I would if I were back there.I went to a Schwenkfelder school and studied at desks made by Moravian woodworkers in the heart of the original Moravian area. There used to be a lot those examples when I was back in the Pennsylvania Moravian area near Bethlehem,Pa. (Lititz, Emmaus) Some great examples on Staten Island. Still more examples as you follow the movement's progress south to Old Salem, The upper Piedmont etc. Most of the master woodworkers who built Biltmore House were Moravian as were most of the Vanderbilts themselves.If I only knew then...Side bar- The Schwenkfelders are still in existence but most famous for two people.
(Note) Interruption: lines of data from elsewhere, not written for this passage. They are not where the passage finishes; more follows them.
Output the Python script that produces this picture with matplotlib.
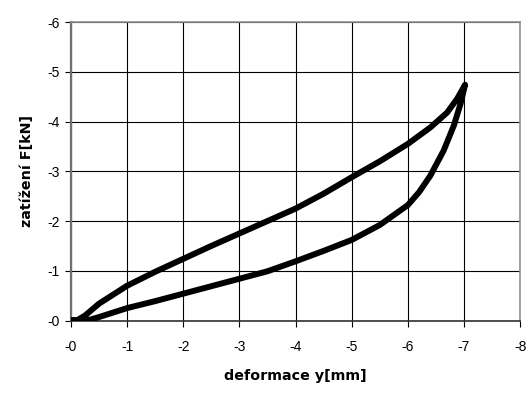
import matplotlib
matplotlib.use("Agg")
import matplotlib.pyplot as plt

# loading branch (lower) and unloading branch (upper), magnitudes
load_x = [0.0, 0.2, 0.35, 0.5, 1.0, 1.5, 2.0, 2.5, 3.0, 3.5, 4.0, 4.5, 5.0, 5.5, 6.0, 6.2, 6.4, 6.64, 6.82, 6.94, 7.02]
load_y = [0.0, 0.0, 0.02, 0.07, 0.25, 0.39, 0.54, 0.69, 0.84, 0.99, 1.19, 1.40, 1.62, 1.92, 2.32, 2.58, 2.91, 3.42, 3.92, 4.36, 4.74]
unload_x = [7.02, 6.88, 6.7, 6.4, 6.0, 5.5, 5.0, 4.5, 4.0, 3.5, 3.0, 2.5, 2.0, 1.5, 1.0, 0.5, 0.25, 0.1, 0.0]
unload_y = [4.74, 4.46, 4.18, 3.88, 3.55, 3.20, 2.88, 2.55, 2.25, 2.00, 1.75, 1.50, 1.24, 0.98, 0.70, 0.34, 0.10, 0.0, 0.0]

x_ticks = [0, -1, -2, -3, -4, -5, -6, -7, -8]
x_labels = ["-0", "-1", "-2", "-3", "-4", "-5", "-6", "-7", "-8"]
y_ticks = [0, -1, -2, -3, -4, -5, -6]
y_labels = ["-0", "-1", "-2", "-3", "-4", "-5", "-6"]

plt.rcParams['font.family'] = ['Liberation Sans', 'DejaVu Sans']

fig = plt.figure(figsize=(5.28, 3.94), dpi=100)
ax = fig.add_axes([0.1345, 0.1865, 0.8505, 0.7575])

xs = [-v for v in load_x + unload_x]
ys = [-v for v in load_y + unload_y]
ax.plot(xs, ys, color='black', lw=4.3, solid_joinstyle='round', solid_capstyle='round', zorder=3)

ax.set_xlim(0, -8)
ax.set_ylim(0, -6)
ax.set_xticks(x_ticks)
ax.set_xticklabels(x_labels, fontsize=10)
ax.set_yticks(y_ticks)
ax.set_yticklabels(y_labels, fontsize=10)

ax.grid(True, color='black', lw=0.8)
ax.set_axisbelow(True)
for s in ['top', 'right']:
    ax.spines[s].set_color('#909090')
    ax.spines[s].set_linewidth(1.2)
ax.spines['left'].set_color('#707070')
ax.spines['left'].set_linewidth(1.6)
ax.spines['bottom'].set_color('#303030')
ax.spines['bottom'].set_linewidth(1.2)
ax.tick_params(direction='out', length=4, width=0.8, color='black', pad=10)
ax.tick_params(axis='y', pad=4)

lab_font = dict(family=['DejaVu Sans'], fontsize=10.3, fontweight='bold')
ax.set_xlabel("deformace y[mm]", labelpad=11, **lab_font)
ax.set_ylabel("zatížení F[kN]", labelpad=10, **lab_font)

fig.savefig("out.png", dpi=100)
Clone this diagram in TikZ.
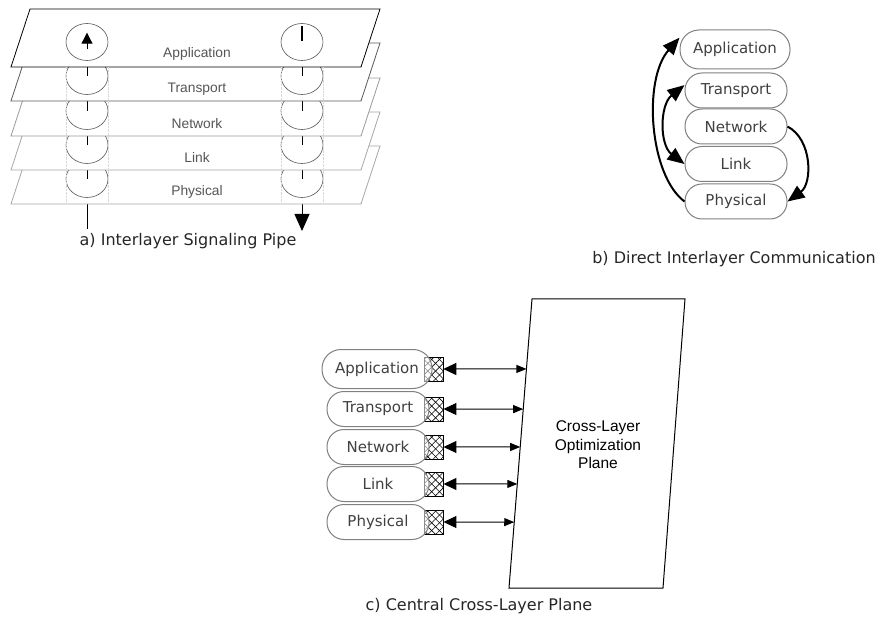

A guy who put up spirits in a small jug (glass) named W.M.Booze from Pennsburg, Pa and a certain California mill owner named John Sutter who while on his immigrant journey from Baden lived briefly in Intercourse.BBEdit spelling
Edited 8/31/2008 7:42 pm by boilerbay
Hmm - Intersting history lesson. I knew the Moravians at Bethabara and then Salem came from Pennsylvania and points North, but didn't know about the connection to the Biltmore house. I've never been to the Biltmore (european extravagance is not to my taste), but I really can't imagine what it must've took to build the place in the days before portable circular saws and diamond stone cutter's bits.